▸ **YOUR INSTRUCTIONS**: Each entry below is to be written out exactly, and the pictures are to be left out.

▸ **DATA SHOWN**:
=-=-=

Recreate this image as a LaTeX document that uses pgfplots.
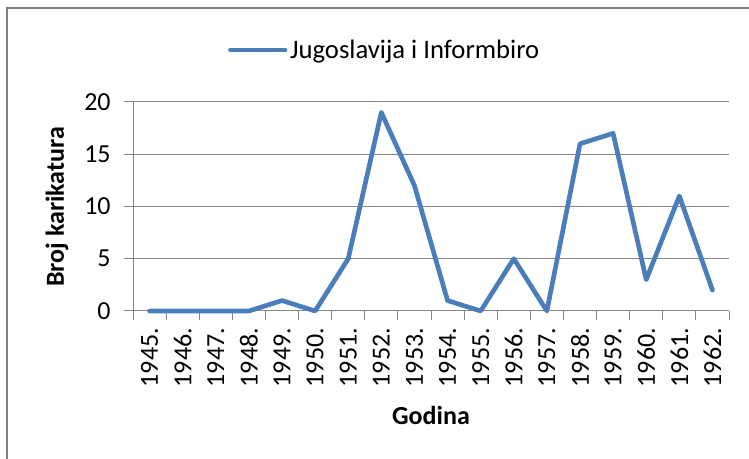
\documentclass[border=0pt]{standalone}
\usepackage{pgfplots}
\pgfplotsset{compat=1.18}
\usepackage{fontspec}
\setmainfont{Carlito}
\definecolor{serblue}{RGB}{74,126,187}
\definecolor{gridgray}{RGB}{134,134,134}
\definecolor{framegray}{RGB}{128,128,128}
\begin{document}
\begin{tikzpicture}
\useasboundingbox (0,0) rectangle (561.75pt,344.25pt);
\draw[framegray, line width=1.5pt] (5.25pt,-2pt) -- (5.25pt,338.25pt) -- (564pt,338.25pt);
\begin{axis}[
  at={(99.75pt,111pt)}, anchor=south west,
  scale only axis, width=447pt, height=156.75pt,
  xmin=-0.5, xmax=17.5, ymin=0, ymax=20,
  axis lines=left, axis line style={-, gridgray, line width=0.75pt},
  clip=false,
  xtick={-0.5,0.5,...,17.5},
  x tick label as interval,
  xticklabels={1945.,1946.,1947.,1948.,1949.,1950.,1951.,1952.,1953.,1954.,1955.,1956.,1957.,1958.,1959.,1960.,1961.,1962.},
  ytick={0,5,10,15,20},
  tick align=outside, major tick length=6.75pt,
  tick style={gridgray, line width=0.75pt},
  ymajorgrids, grid style={gridgray, line width=0.75pt},
  /pgf/number format/assume math mode=true,
  ticklabel style={font=\fontsize{19.5}{23}\selectfont},
  xticklabel style={yshift=-2.5pt, rotate=90, anchor=east},
  yticklabel style={xshift=-6.5pt},
  xlabel={Godina}, ylabel={Broj karikatura},
  label style={font=\fontsize{19.5}{23}\selectfont\bfseries},
  xlabel style={at={(axis description cs:0.5,-0.4976)}, anchor=center},
  ylabel style={at={(axis description cs:-0.1275,0.4976)}, anchor=center, rotate=0},
  legend style={draw=none, at={(axis description cs:0.4228,1.249)}, anchor=center,
    font=\fontsize{20}{24}\selectfont, inner sep=0pt},
  legend image code/.code={\draw[#1] (0pt,0pt) -- (41pt,0pt);},
]
\addplot[serblue, line width=3.5pt, line join=round, line cap=round] coordinates {
(0,0) (1,0) (2,0) (3,0) (4,1) (5,0) (6,5) (7,19) (8,12) (9,1) (10,0) (11,5) (12,0) (13,16) (14,17) (15,3) (16,11) (17,2)
};
\addlegendentry{Jugoslavija i Informbiro}
\end{axis}
\end{tikzpicture}
\end{document}
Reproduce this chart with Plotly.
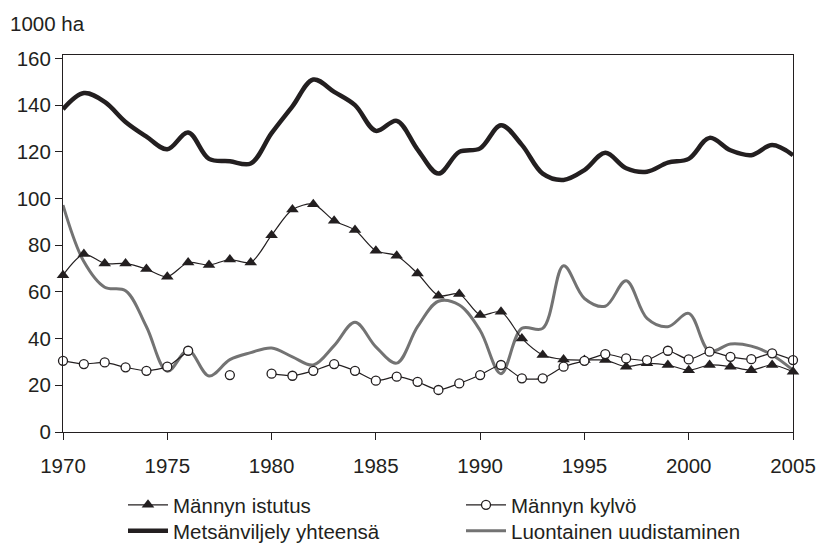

=-=-=

▸ **OUTPUT FOR THIS TASK**:
Recreate this image as a LaTeX document that uses pgfplots.
\documentclass[border=0pt]{standalone}
\usepackage{pgfplots}
\pgfplotsset{compat=1.18}
\usepackage{fontspec}
\setmainfont{Carlito}
\definecolor{serblue}{RGB}{74,126,187}
\definecolor{gridgray}{RGB}{134,134,134}
\definecolor{framegray}{RGB}{128,128,128}
\begin{document}
\begin{tikzpicture}
\useasboundingbox (0,0) rectangle (561.75pt,344.25pt);
\draw[framegray, line width=1.5pt] (5.25pt,-2pt) -- (5.25pt,338.25pt) -- (564pt,338.25pt);
\begin{axis}[
  at={(99.75pt,111pt)}, anchor=south west,
  scale only axis, width=447pt, height=156.75pt,
  xmin=-0.5, xmax=17.5, ymin=0, ymax=20,
  axis lines=left, axis line style={-, gridgray, line width=0.75pt},
  clip=false,
  xtick={-0.5,0.5,...,17.5},
  x tick label as interval,
  xticklabels={1945.,1946.,1947.,1948.,1949.,1950.,1951.,1952.,1953.,1954.,1955.,1956.,1957.,1958.,1959.,1960.,1961.,1962.},
  ytick={0,5,10,15,20},
  tick align=outside, major tick length=6.75pt,
  tick style={gridgray, line width=0.75pt},
  ymajorgrids, grid style={gridgray, line width=0.75pt},
  /pgf/number format/assume math mode=true,
  ticklabel style={font=\fontsize{19.5}{23}\selectfont},
  xticklabel style={yshift=-2.5pt, rotate=90, anchor=east},
  yticklabel style={xshift=-6.5pt},
  xlabel={Godina}, ylabel={Broj karikatura},
  label style={font=\fontsize{19.5}{23}\selectfont\bfseries},
  xlabel style={at={(axis description cs:0.5,-0.4976)}, anchor=center},
  ylabel style={at={(axis description cs:-0.1275,0.4976)}, anchor=center, rotate=0},
  legend style={draw=none, at={(axis description cs:0.4228,1.249)}, anchor=center,
    font=\fontsize{20}{24}\selectfont, inner sep=0pt},
  legend image code/.code={\draw[#1] (0pt,0pt) -- (41pt,0pt);},
]
\addplot[serblue, line width=3.5pt, line join=round, line cap=round] coordinates {
(0,0) (1,0) (2,0) (3,0) (4,1) (5,0) (6,5) (7,19) (8,12) (9,1) (10,0) (11,5) (12,0) (13,16) (14,17) (15,3) (16,11) (17,2)
};
\addlegendentry{Jugoslavija i Informbiro}
\end{axis}
\end{tikzpicture}
\end{document}
Reproduce this chart with Plotly.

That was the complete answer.